More than 50 per cent of PCs purchased for users under the age of 15 will have touchscreens by 2015 while at the same time only about 10 per cent of PCs sold to enterprises will have the capability.

According to IT advisory and research firm Gartner, the immediate productivity gains promised by the flood of touch-enabled devices coming to market in 2010 will be slow to materialise in the enterprise sector.

"What we're going to see is the younger generation beginning to use touchscreen computers ahead of enterprises," said Leslie Fiering, Research Vice-President at Gartner. "By 2015, we expect more than 50 per cent of PCs purchased for users under the age of 15 will have touchscreens, up from fewer than two per cent in 2009. On the other hand, we are predicting that fewer than 10 per cent of PCs sold to enterprises in 2015 for mainstream knowledge workers will have touchscreens."

"Consensus among the Gartner client US school districts is that over half, and possibly as many as 75 per cent, will be specifying touch and/or pen input within the next five years," said Fiering. "Consider this as the precursor to a major generational shift in how users relate to their computing devices."

Conversely, enterprises will be slow to adopt touch input for mainstream knowledge workers. The long tail of legacy enterprise applications that do not leverage touch, and the large contingent of mouse-trained employees, will make many enterprises doubt the business case for adding touch – and any additional costs – to PC hardware standards. However, employees are increasingly bringing their own PCs and technologies to work, whether sanctioned or not, and as with other consumer technologies, enterprises will eventually be forced to acknowledge the use of touch for their mainstream knowledge users.

Touch and pen are already being used in many enterprise vertical applications for field service, law enforcement and clipboard replacements. Touch is also being used in many customer-facing situations such as information kiosks and automated teller machines.

This trend will grow as touch-enabled hardware prices continue to drop and application software gets more sophisticated. Restaurants, retail and healthcare providers (for patient admittance, charting and patient records) may be among the largest adopters.

For workers immersed in graphics data analysis, touch will extend the value of the datasets as users directly manipulate the resulting graphs. Software support will be the big issue. Over time, as more touch-based graphics analysis applications become available, the features will move down market for mainstream employees, but not in the near term.

Gartner expects progress to be evolutionary rather than revolutionary.

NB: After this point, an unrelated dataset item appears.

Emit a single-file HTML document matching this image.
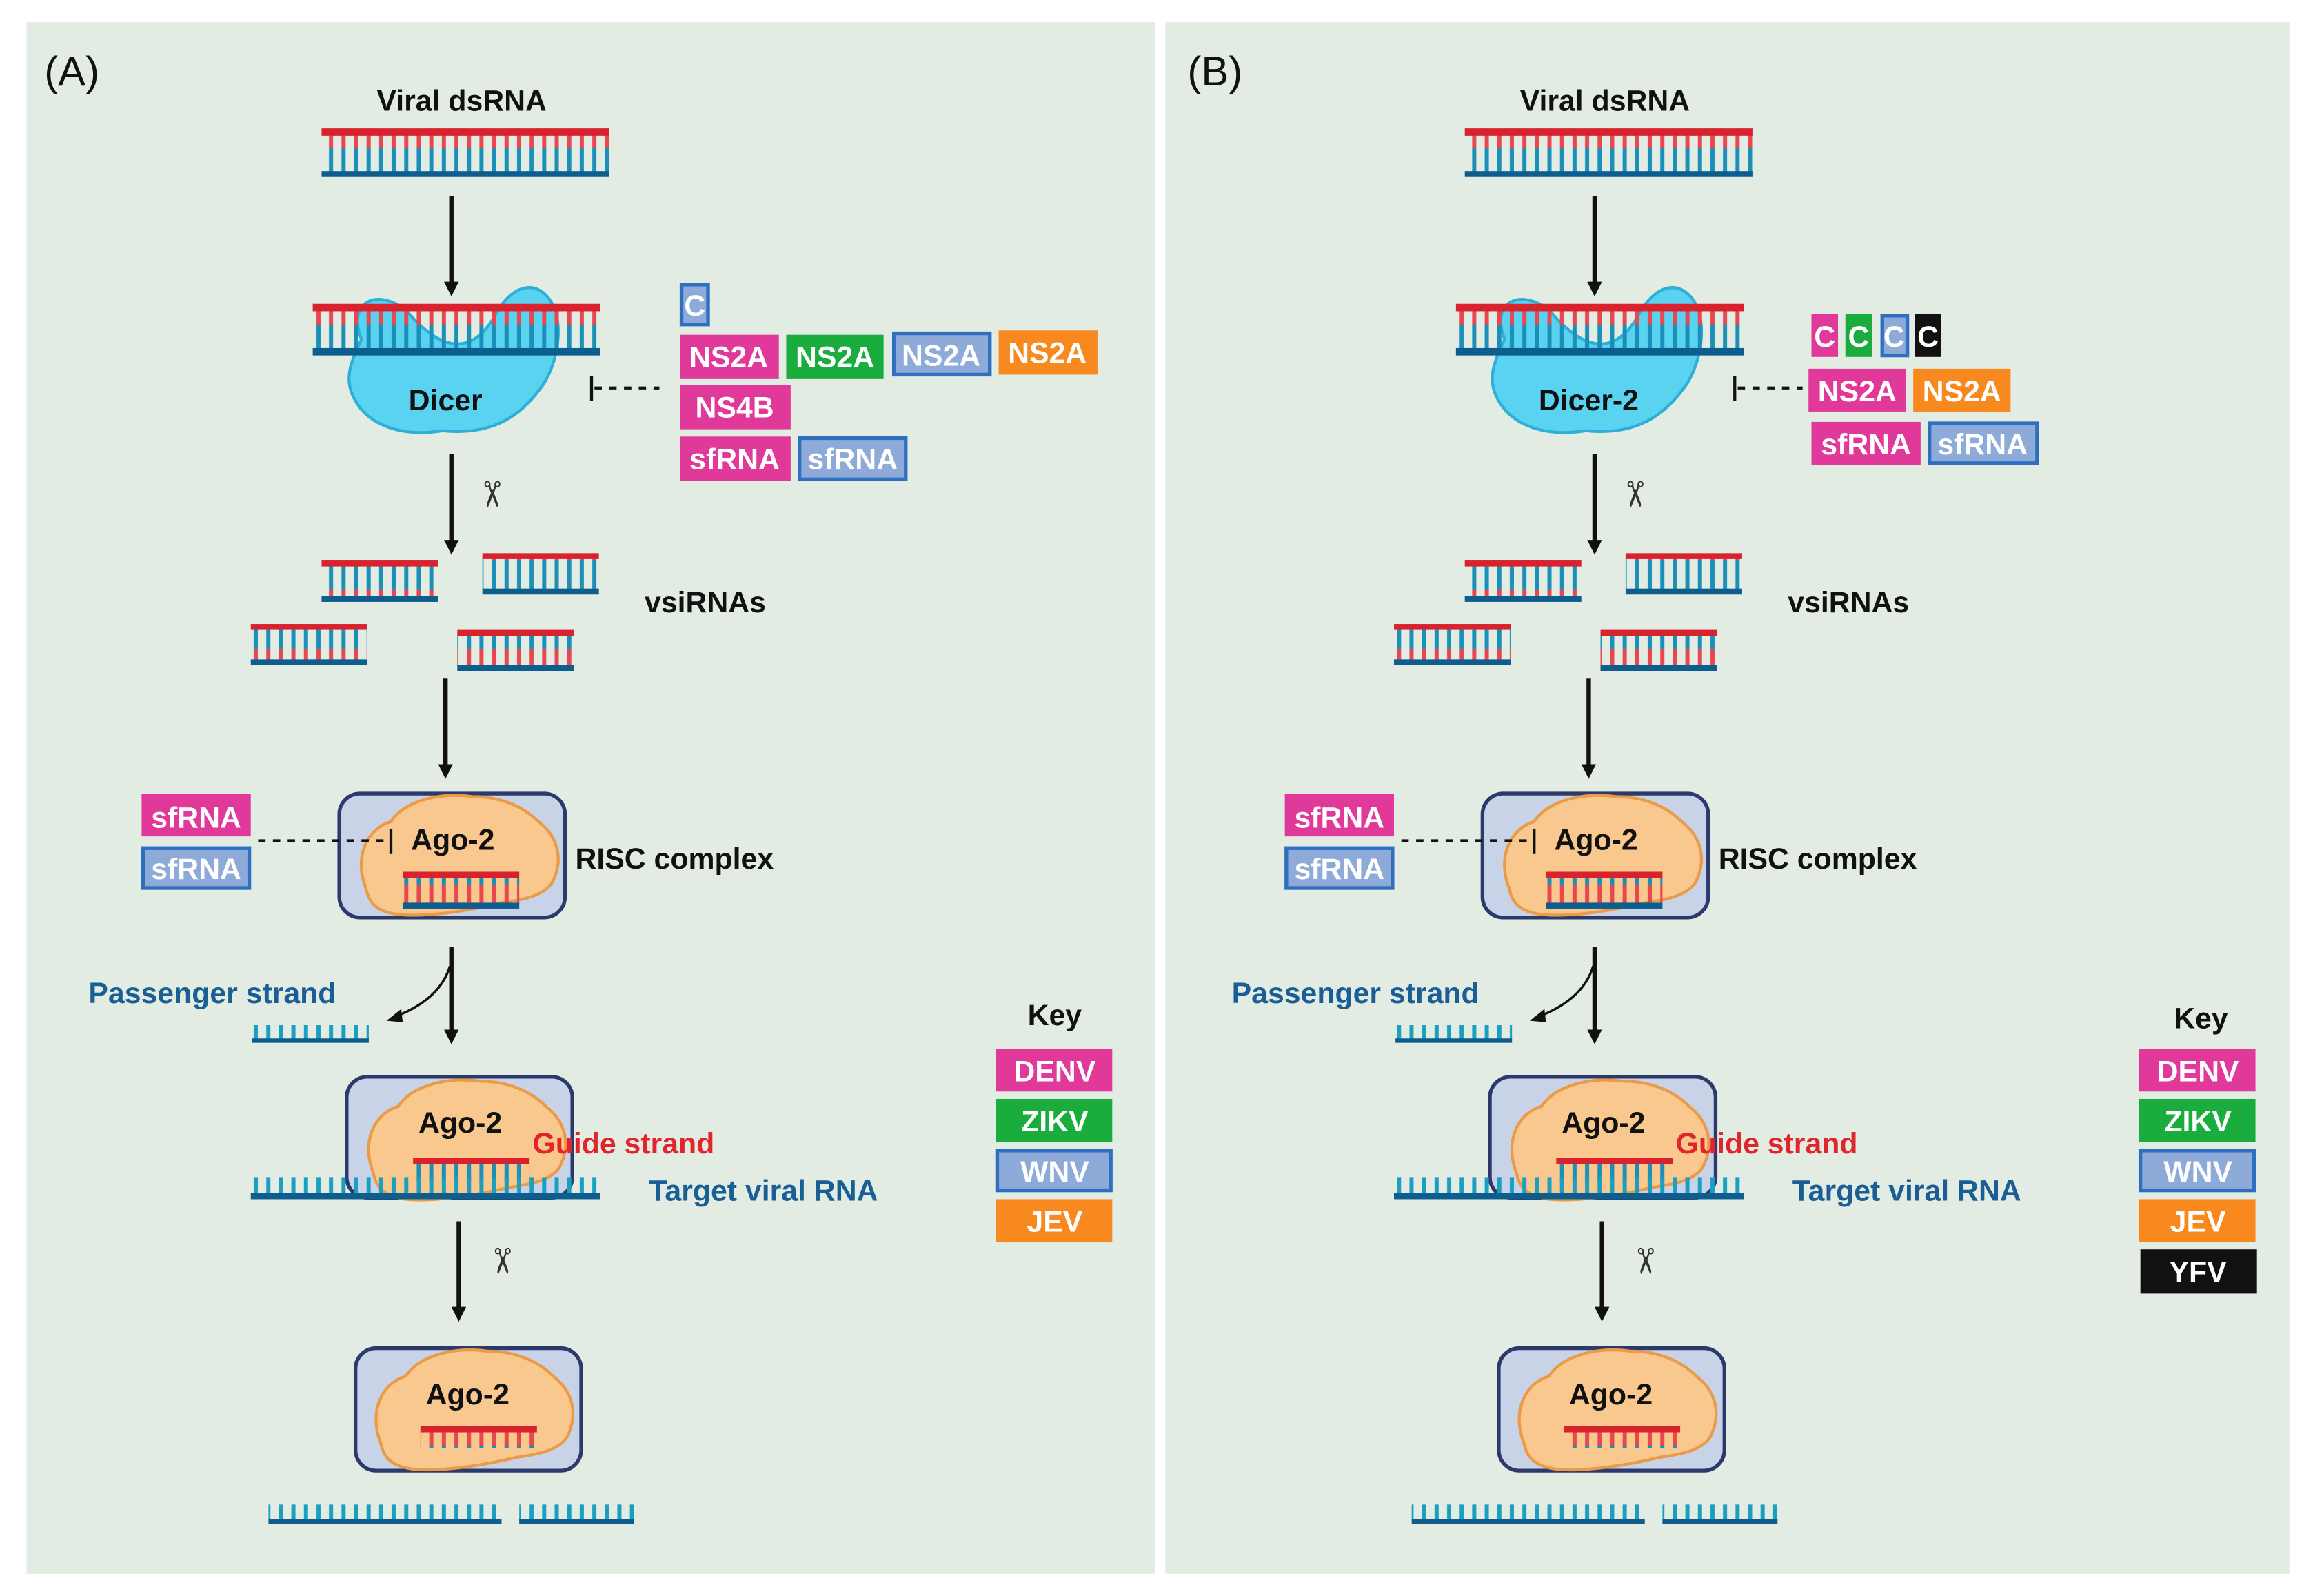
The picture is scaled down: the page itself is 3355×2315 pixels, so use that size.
<!DOCTYPE html>
<html><head><meta charset="utf-8"><style>
html,body{margin:0;padding:0;background:#fff;}
svg{display:block;}
text{font-family:"Liberation Sans",Arial,sans-serif;}
</style></head><body>
<svg width="3355" height="2315" viewBox="0 0 1568 1082" preserveAspectRatio="none" xmlns="http://www.w3.org/2000/svg">
<defs>
<pattern id="rung" x="0" y="0" width="8.5" height="40" patternUnits="userSpaceOnUse">
<rect x="2" y="0" width="2.8" height="20" fill="#e8474f"/>
<rect x="2" y="20" width="2.8" height="20" fill="#1b8fb8"/>
</pattern>
<pattern id="rungB" x="0" y="0" width="8.5" height="40" patternUnits="userSpaceOnUse">
<rect x="2" y="0" width="2.8" height="40" fill="#1b9fc0"/>
</pattern>
<marker id="ah" markerWidth="10" markerHeight="10" refX="5" refY="5" orient="auto" markerUnits="userSpaceOnUse" viewBox="0 0 10 10">
<path d="M0,0 L10,5 L0,10 z" fill="#111"/>
</marker>
<g id="ago">
<path d="M-62,20 C-70,0 -62,-20 -45,-25 C-35,-40 -10,-45 10,-42 C30,-42 45,-35 55,-25 C68,-15 72,0 65,15 C60,25 45,28 30,30 C10,35 -20,40 -40,38 C-55,36 -60,30 -62,20 z" fill="#f8c88e" stroke="#eb9a48" stroke-width="2"/>
</g>
<g id="common">
<rect x="218" y="90" width="195" height="28" fill="url(#rung)"/>
<rect x="218" y="87" width="195" height="5" fill="#d8232f"/>
<rect x="218" y="116" width="195" height="4" fill="#0d5d8f"/>
<line x1="306" y1="133" x2="306" y2="196" stroke="#111" stroke-width="3" marker-end="url(#ah)"/>
<path d="M245,230 C235,205 255,195 275,210 C300,240 320,240 335,215 C345,195 360,190 370,200 C385,215 378,250 365,265 C350,285 330,295 300,292 C275,296 250,290 240,270 C232,255 240,242 245,230 z" fill="#5ad3f0" stroke="#2cb0d8" stroke-width="2"/>
<rect x="212" y="210" width="195" height="28" fill="url(#rung)"/>
<rect x="212" y="206" width="195" height="5" fill="#d8232f"/>
<rect x="212" y="236" width="195" height="5" fill="#0d5d8f"/>
<line x1="401" y1="255" x2="401" y2="272" stroke="#111" stroke-width="2"/>
<line x1="403" y1="263" x2="447" y2="263" stroke="#111" stroke-width="2" stroke-dasharray="5,5"/>
<line x1="306" y1="308" x2="306" y2="371" stroke="#111" stroke-width="3" marker-end="url(#ah)"/>
<text x="325" y="335" font-size="24" fill="#333" text-anchor="middle" transform="rotate(90 325 335)">✂</text>
<g>
<rect x="218" y="383" width="79" height="22" fill="url(#rung)"/><rect x="218" y="380" width="79" height="4" fill="#d8232f"/><rect x="218" y="404" width="79" height="4" fill="#0d5d8f"/>
<rect x="327" y="378" width="79" height="22" fill="url(#rung)"/><rect x="327" y="375" width="79" height="4" fill="#d8232f"/><rect x="327" y="399" width="79" height="4" fill="#0d5d8f"/>
<rect x="170" y="426" width="79" height="22" fill="url(#rung)"/><rect x="170" y="423" width="79" height="4" fill="#d8232f"/><rect x="170" y="447" width="79" height="4" fill="#0d5d8f"/>
<rect x="310" y="430" width="79" height="22" fill="url(#rung)"/><rect x="310" y="427" width="79" height="4" fill="#d8232f"/><rect x="310" y="451" width="79" height="4" fill="#0d5d8f"/>
</g>
<line x1="302" y1="460" x2="302" y2="523" stroke="#111" stroke-width="3" marker-end="url(#ah)"/>
<rect x="230" y="538" width="153" height="84" rx="14" fill="#c9d3e8" stroke="#2b3a6b" stroke-width="2.5"/>
<use href="#ago" transform="translate(310,582)"/>
<rect x="273" y="595" width="79" height="18" fill="url(#rung)"/><rect x="273" y="591" width="79" height="4" fill="#d8232f"/><rect x="273" y="612" width="79" height="4" fill="#0d5d8f"/>
<rect x="96" y="538" width="74" height="29" fill="#e0399a"/>
<rect x="97" y="575" width="72" height="27" fill="#8eaad8" stroke="#2f6fc0" stroke-width="2.5"/>
<line x1="175" y1="570" x2="263" y2="570" stroke="#111" stroke-width="2" stroke-dasharray="5,5"/>
<line x1="265" y1="562" x2="265" y2="579" stroke="#111" stroke-width="2"/>
<line x1="306" y1="642" x2="306" y2="703" stroke="#111" stroke-width="3" marker-end="url(#ah)"/>
<path d="M305,655 C300,672 285,683 266,690" fill="none" stroke="#111" stroke-width="1.6"/>
<path d="M262,692 L272,684 L273,693 z" fill="#111"/>
<rect x="171" y="695" width="79" height="10" fill="url(#rungB)"/><rect x="171" y="704" width="79" height="3" fill="#0d5d8f"/>
<rect x="235" y="730" width="153" height="82" rx="14" fill="#c9d3e8" stroke="#2b3a6b" stroke-width="2.5"/>
<use href="#ago" transform="translate(315,775)"/>
<rect x="280" y="789" width="79" height="12" fill="url(#rung)"/><rect x="280" y="785" width="79" height="4" fill="#d8232f"/>
<rect x="170" y="798" width="237" height="12" fill="url(#rungB)"/><rect x="170" y="809" width="237" height="4" fill="#0d5d8f"/>
<line x1="311" y1="828" x2="311" y2="891" stroke="#111" stroke-width="3" marker-end="url(#ah)"/>
<text x="332" y="855" font-size="24" fill="#333" text-anchor="middle" transform="rotate(90 332 855)">✂</text>
<rect x="241" y="914" width="153" height="83" rx="14" fill="#c9d3e8" stroke="#2b3a6b" stroke-width="2.5"/>
<use href="#ago" transform="translate(320,958)"/>
<rect x="285" y="970" width="79" height="12" fill="url(#rung)"/><rect x="285" y="967" width="79" height="4" fill="#d8232f"/>
<rect x="182" y="1020" width="158" height="11" fill="url(#rungB)"/><rect x="182" y="1030" width="158" height="3" fill="#0d5d8f"/>
<rect x="352" y="1020" width="78" height="11" fill="url(#rungB)"/><rect x="352" y="1030" width="78" height="3" fill="#0d5d8f"/>
<rect x="675" y="711" width="79" height="29" fill="#e0399a"/>
<rect x="675" y="745" width="79" height="29" fill="#1aac3c"/>
<rect x="676" y="780" width="77" height="27" fill="#8eaad8" stroke="#2f6fc0" stroke-width="2.5"/>
<rect x="675" y="813" width="79" height="29" fill="#f7891f"/>
</g>
</defs>
<rect x="18" y="15" width="765" height="1052" fill="#e3ece3"/>
<rect x="790" y="15" width="762" height="1052" fill="#e3ece3"/>
<use href="#common"/>
<use href="#common" transform="translate(775,0)"/>

<g font-weight="bold" font-size="20">
<text x="30" y="58" font-size="28" font-weight="normal" fill="#111">(A)</text>
<text x="313" y="75" text-anchor="middle" fill="#111">Viral dsRNA</text>
<text x="302" y="278" text-anchor="middle" fill="#111">Dicer</text>
<text x="437" y="415" fill="#111">vsiRNAs</text>
<text x="307" y="576" text-anchor="middle" fill="#111">Ago-2</text>
<text x="390" y="589" fill="#111">RISC complex</text>
<text x="60" y="680" fill="#1a5e96">Passenger strand</text>
<text x="312" y="768" text-anchor="middle" fill="#111">Ago-2</text>
<text x="361" y="782" fill="#e0262c">Guide strand</text>
<text x="440" y="814" fill="#1a5e96">Target viral RNA</text>
<text x="317" y="952" text-anchor="middle" fill="#111">Ago-2</text>
<text x="715" y="695" text-anchor="middle" fill="#111">Key</text>
<text x="133" y="561" text-anchor="middle" fill="#fff">sfRNA</text>
<text x="133" y="596" text-anchor="middle" fill="#fff">sfRNA</text>
<text x="715" y="733" text-anchor="middle" fill="#fff">DENV</text>
<text x="715" y="767" text-anchor="middle" fill="#fff">ZIKV</text>
<text x="715" y="801" text-anchor="middle" fill="#fff">WNV</text>
<text x="715" y="835" text-anchor="middle" fill="#fff">JEV</text>
<rect x="462" y="193" width="18" height="27" fill="#8eaad8" stroke="#2f6fc0" stroke-width="2.5"/>
<text x="471" y="214" text-anchor="middle" fill="#fff">C</text>
<rect x="461" y="227" width="67" height="30" fill="#e0399a"/><text x="494" y="249" text-anchor="middle" fill="#fff">NS2A</text>
<rect x="533" y="227" width="66" height="30" fill="#1aac3c"/><text x="566" y="249" text-anchor="middle" fill="#fff">NS2A</text>
<rect x="606" y="226" width="65" height="28" fill="#8eaad8" stroke="#2f6fc0" stroke-width="2.5"/><text x="638" y="248" text-anchor="middle" fill="#fff">NS2A</text>
<rect x="677" y="224" width="67" height="30" fill="#f7891f"/><text x="710" y="246" text-anchor="middle" fill="#fff">NS2A</text>
<rect x="461" y="261" width="75" height="30" fill="#e0399a"/><text x="498" y="283" text-anchor="middle" fill="#fff">NS4B</text>
<rect x="461" y="296" width="75" height="30" fill="#e0399a"/><text x="498" y="318" text-anchor="middle" fill="#fff">sfRNA</text>
<rect x="542" y="297" width="72" height="28" fill="#8eaad8" stroke="#2f6fc0" stroke-width="2.5"/><text x="578" y="318" text-anchor="middle" fill="#fff">sfRNA</text>

<text x="805" y="58" font-size="28" font-weight="normal" fill="#111">(B)</text>
<text x="1088" y="75" text-anchor="middle" fill="#111">Viral dsRNA</text>
<text x="1077" y="278" text-anchor="middle" fill="#111">Dicer-2</text>
<text x="1212" y="415" fill="#111">vsiRNAs</text>
<text x="1082" y="576" text-anchor="middle" fill="#111">Ago-2</text>
<text x="1165" y="589" fill="#111">RISC complex</text>
<text x="835" y="680" fill="#1a5e96">Passenger strand</text>
<text x="1087" y="768" text-anchor="middle" fill="#111">Ago-2</text>
<text x="1136" y="782" fill="#e0262c">Guide strand</text>
<text x="1215" y="814" fill="#1a5e96">Target viral RNA</text>
<text x="1092" y="952" text-anchor="middle" fill="#111">Ago-2</text>
<text x="1492" y="697" text-anchor="middle" fill="#111">Key</text>
<text x="908" y="561" text-anchor="middle" fill="#fff">sfRNA</text>
<text x="908" y="596" text-anchor="middle" fill="#fff">sfRNA</text>
<text x="1490" y="733" text-anchor="middle" fill="#fff">DENV</text>
<text x="1490" y="767" text-anchor="middle" fill="#fff">ZIKV</text>
<text x="1490" y="801" text-anchor="middle" fill="#fff">WNV</text>
<text x="1490" y="835" text-anchor="middle" fill="#fff">JEV</text>
<rect x="1451" y="847" width="79" height="30" fill="#111"/><text x="1490" y="869" text-anchor="middle" fill="#fff">YFV</text>
<rect x="1228" y="213" width="18" height="29" fill="#e0399a"/><text x="1237" y="235" text-anchor="middle" fill="#fff">C</text>
<rect x="1251" y="213" width="18" height="29" fill="#1aac3c"/><text x="1260" y="235" text-anchor="middle" fill="#fff">C</text>
<rect x="1276" y="214" width="17" height="27" fill="#8eaad8" stroke="#2f6fc0" stroke-width="2.5"/><text x="1284" y="235" text-anchor="middle" fill="#fff">C</text>
<rect x="1298" y="213" width="18" height="29" fill="#111"/><text x="1307" y="235" text-anchor="middle" fill="#fff">C</text>
<rect x="1226" y="250" width="66" height="29" fill="#e0399a"/><text x="1259" y="272" text-anchor="middle" fill="#fff">NS2A</text>
<rect x="1297" y="250" width="66" height="29" fill="#f7891f"/><text x="1330" y="272" text-anchor="middle" fill="#fff">NS2A</text>
<rect x="1228" y="286" width="74" height="29" fill="#e0399a"/><text x="1265" y="308" text-anchor="middle" fill="#fff">sfRNA</text>
<rect x="1308" y="287" width="73" height="27" fill="#8eaad8" stroke="#2f6fc0" stroke-width="2.5"/><text x="1344" y="308" text-anchor="middle" fill="#fff">sfRNA</text>
</g>
</svg>
</body></html>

No single "killer application" will change the market overnight; rather, there will be an incremental introduction of user interface and ergonomics improvements, drops in hardware prices and increases in touch-enhanced software.

"As with many recent technology advances, touch adoption will be led by consumers and only gradually get accepted by the enterprise," Fiering said. "What will be different here is the expected widespread adoption of touch by education, so that an entire generation will graduate within the next 10 to 15 years for whom touch input is totally natural."

Fiering said that although touch and pen input are not new to the PC industry – both have been available, largely as niche products for vertical industry applications, for more than 20 years – there is renewed interest in touch input today.

Multitouch on smartphones and the Apple iPhone phenomenon have shown users how useful touch can be with the right implementation, and Apple's introduction of the larger iPad has set off a wave of speculation about changing the industry.

The earliest adopters of touch-enabled devices will be consumers who rarely deal with legacy issues. They will be looking for entertainment and casual gaming applications. Gartner predicts that iPhone and touch-enabled smartphone users will want to extend the multitouch experience to their PC computing.